На этот раз теплушки были с печками и нарами. В отдельном вагоне — лошади (конский состав, согласно военной терминологии), среди них — четыре крупных немецких битюга моего взвода. Они без труда тянули орудия с передками. Но только шагом — рысью не умели. Кроме того, требовали слишком много корма. А сена не было, а овса не давали. Сколько ни обращайся к начальству, у него один ответ: достань! Достань и накорми! Понятно?… Исполняйте! Мои солдаты и «исполняли». Где-то на станции нашли платформу со свеклой и накормили ею голодных битюгов. Через день одна кобыла сдохла. Что делать? Скоро выгрузка, а как везти пушку неполным «конским составом»? Дошло до начальства, до политаппарата. Те подняли шум: утрата боеспособности, виновного — к ответу. А виноват, без сомненья, командир, лейтенант Быков. Опять завели дело…

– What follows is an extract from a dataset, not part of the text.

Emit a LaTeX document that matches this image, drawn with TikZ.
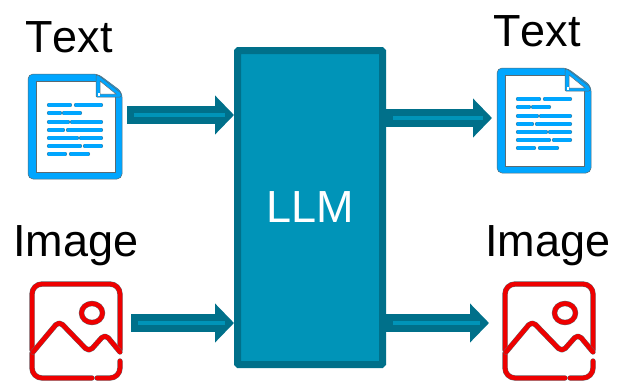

У меня в то время командиром орудия (того самого, что по-прежнему не имело прицела) был башкир, старший сержант Закиров, большой спец по лошадям. Он и говорит мне: «Не дрейфь, лейтенант, выгрузимся — коня добуду. Еще получше». И, действительно, приводит. И не одного. Даже мне достал отличного рысака под седло. Жаль, вымахал тот слишком высоко. Влезть на него я мог только с забора или с пня — с земли нога не доставала стремени. Зато ехать на нем было одно удовольствие. Я испытал это на марше, когда мы двигались через Трансильванию, партизанскую Воеводину, догоняя 3-й Украинский фронт. В дальнейшем серьезных боев[95] не было, немцы на тех рубежах оборонялись не очень упорно, и вскоре мы вошли в Венгрию.